# Dallas on December 3rd



## volfan (Jul 15, 2006)

I will be in Dallas on business for one night around the Irving area and wanted to see if anyone up that way was interested in a herf that night. Just let me know.

scottie


----------



## volfan (Jul 15, 2006)

bump for a herf in Dallas on the 3rd


----------



## BeagleOne (Dec 23, 2005)

I work in Irving and live near by. I can't stay the whole time since it is also my company's Christmas party, but can share for at least one stick.


----------



## volfan (Jul 15, 2006)

I will PM you when I know more.
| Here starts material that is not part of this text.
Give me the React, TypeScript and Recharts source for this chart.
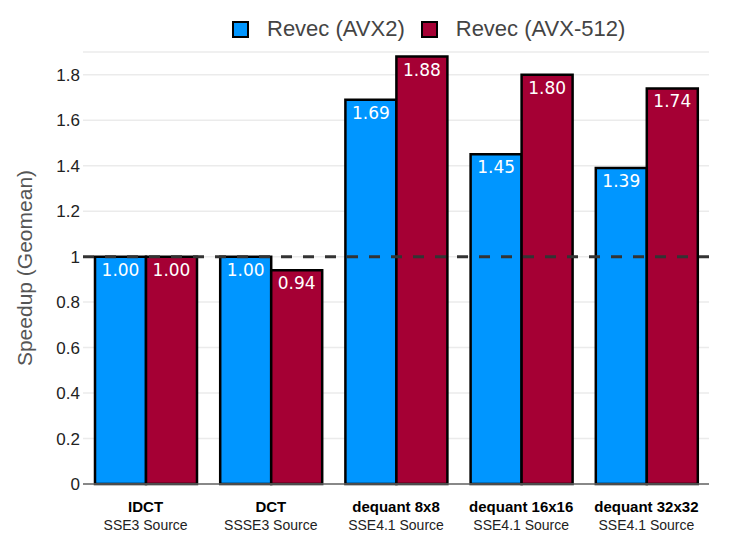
import { BarChart, Bar, XAxis, YAxis, CartesianGrid, ReferenceLine, LabelList } from 'recharts';

const kernels = ['IDCT', 'DCT', 'dequant 8x8', 'dequant 16x16', 'dequant 32x32'];
const sources = ['SSE3 Source', 'SSSE3 Source', 'SSE4.1 Source', 'SSE4.1 Source', 'SSE4.1 Source'];
const avx2 = [1.0, 1.0, 1.69, 1.45, 1.39];
const avx512 = [1.0, 0.94, 1.88, 1.8, 1.74];
const yTicks = [0, 0.2, 0.4, 0.6, 0.8, 1, 1.2, 1.4, 1.6, 1.8];

const BLUE = '#0096ff';
const RED = '#a50034';
const SANS = 'Liberation Sans, Arial, sans-serif';

const data = kernels.map((k, i) => ({ kernel: k, source: sources[i], avx2: avx2[i], avx512: avx512[i] }));

function KernelTick(props: any) {
  const { x, y, payload, index } = props;
  return (
    <g>
      <text x={x} y={y + 20} textAnchor="middle" fontSize={15} fontWeight="bold" fill="#000" fontFamily={SANS}>
        {payload.value}
      </text>
      <text x={x} y={y + 38} textAnchor="middle" fontSize={14} fill="#222" fontFamily={SANS}>
        {sources[index]}
      </text>
    </g>
  );
}

function LegendItem({ color, label }: { color: string; label: string }) {
  return (
    <div style={{ display: 'flex', alignItems: 'center', marginRight: 16 }}>
      <div style={{ width: 13, height: 13, background: color, border: '2px solid #000', marginRight: 18 }} />
      <span style={{ fontSize: 22, color: '#444' }}>{label}</span>
    </div>
  );
}

export default function App() {
  return (
    <div style={{ position: 'absolute', left: 0, top: 0, width: 730, height: 533, fontFamily: SANS, background: '#fff' }}>
      <div style={{ position: 'absolute', left: 232, top: 16, display: 'flex' }}>
        <LegendItem color={BLUE} label="Revec (AVX2)" />
        <LegendItem color={RED} label="Revec (AVX-512)" />
      </div>
      <BarChart
        width={730}
        height={533}
        data={data}
        margin={{ top: 52, right: 21, left: 0, bottom: 0 }}
        barCategoryGap={12}
        barGap={0}
      >
        <CartesianGrid vertical={false} stroke="#ebebeb" strokeWidth={1.5} />
        <XAxis
          dataKey="kernel"
          tick={<KernelTick />}
          tickLine={false}
          axisLine={{ stroke: '#666', strokeWidth: 1.5 }}
          interval={0}
          height={49}
        />
        <YAxis
          width={83}
          domain={[0, 1.9]}
          ticks={yTicks}
          tickFormatter={(v: number) => String(v)}
          tick={{ fontSize: 17, fill: '#222', fontFamily: SANS }}
          tickLine={false}
          tickSize={0}
          axisLine={false}
          tickMargin={3}
          label={{
            value: 'Speedup (Geomean)',
            angle: -90,
            position: 'insideLeft',
            dx: 20,
            style: { fontSize: 21, fill: '#555', textAnchor: 'middle', fontFamily: SANS },
          }}
        />
        <Bar dataKey="avx2" fill={BLUE} stroke="#000" strokeWidth={2.5} isAnimationActive={false}>
          <LabelList
            dataKey="avx2"
            position="insideTop"
            offset={7}
            formatter={(v: number) => v.toFixed(2)}
            style={{ fill: '#fff', fontSize: 17, fontFamily: 'DejaVu Sans, sans-serif' }}
          />
        </Bar>
        <Bar dataKey="avx512" fill={RED} stroke="#000" strokeWidth={2.5} isAnimationActive={false}>
          <LabelList
            dataKey="avx512"
            position="insideTop"
            offset={7}
            formatter={(v: number) => v.toFixed(2)}
            style={{ fill: '#fff', fontSize: 17, fontFamily: 'DejaVu Sans, sans-serif' }}
          />
        </Bar>
        <ReferenceLine y={1} stroke="#333" strokeWidth={3} strokeDasharray="11 11" />
      </BarChart>
    </div>
  );
}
I know I will be working at the Nissan warehouse near the airport somewhere but that is all for now. When I shore up my travel plans and hotel and area I will pm you.

scottie


----------



## Mowee (Jan 1, 2000)

Just saw this...I may be able to make it over too. Lemme know.


----------



## croatan (Mar 23, 2005)

I should be around, too, Scottie. Let's work something out.


----------



## volfan (Jul 15, 2006)

Okay, I am sure there the 3rd and staying in farmer's branch near 635. If there is something fairly easy to get to on that day, let me know.

scottie


----------



## volfan (Jul 15, 2006)

bump


----------



## volfan (Jul 15, 2006)

My employer has changed my schedule so that I will be in Nashville instead of Dallas next week. I am sorry guys but have to go where I am scheduled.

scottie


----------